Conference realignment continues in college football, as the sport continues to process the chaos it has long deserved. Former USC coach Pete Carroll, whose Trojans teams ruled the Pac-12, was asked by reporters on Sunday to comment on the implosion of the conference, which lost five more teams on Friday.

“I don’t have enough information to comment clearly,” Carroll told reporters on Sunday. “But I’m really disappointed. I would think that there’s a lot of people, a lot of fans that are disappointed, too. I know that it’s a financial turn that they do and they’ve got to make their decisions and all, but there’s something about the tradition of it that gets lost and I don’t know where they recapture that, I don’t know how they recapture the traditions that have been there so long.

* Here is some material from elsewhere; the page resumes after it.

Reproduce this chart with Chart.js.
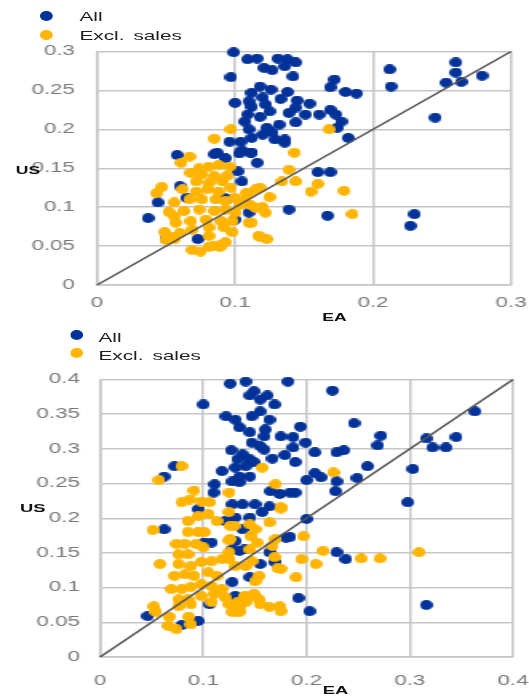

“It’s not just our conference out here, it’s around the country too. I really don’t understand. I’m pretty disappointed in college football right now. Just in general. Just disappointed it’s gone the way it’s gone. With all of the stuff that is happening, I hope they can get it right. And it comes out way better than maybe I can imagine it in my limited capacity here. I just kind of like the tradition of it, that I feel like we are missing. I don’t know how you recapture that.”

You can’t. The age of the superconference is here, with the Big 10 (now, 18) and the SEC vying for supremacy while the ACC and Big 12 jockey to command the second tier.

Money is at the root of all of it, as it always is. The fact that players can finally earn some has thrown the whole sport into a blender, with the end result being a geographic melange stretching from the Pacific Northwest to bucolic Piscataway, all in one mega-conference.

How much of it really matters? A handful of programs will run the sport, as they have for years now. And everyone will continue to feed at the billion-dollar trough except the players, who finally have gotten a chance to get a taste — and who now face having Congress restrict not coaching salaries or lavish facility expenditures but the ability to the players to get some of what they have been denied for decades, all in the cockeyed name of allowing the consumer to enjoy watching “amateur athletes” compete.

As I’ve written before, college football is experiencing the chaos it deserves. And it only has itself to blame for establishing and maintaining an inherently corrupt system that specifically denied the players any meaningful chance to legitimately make some money.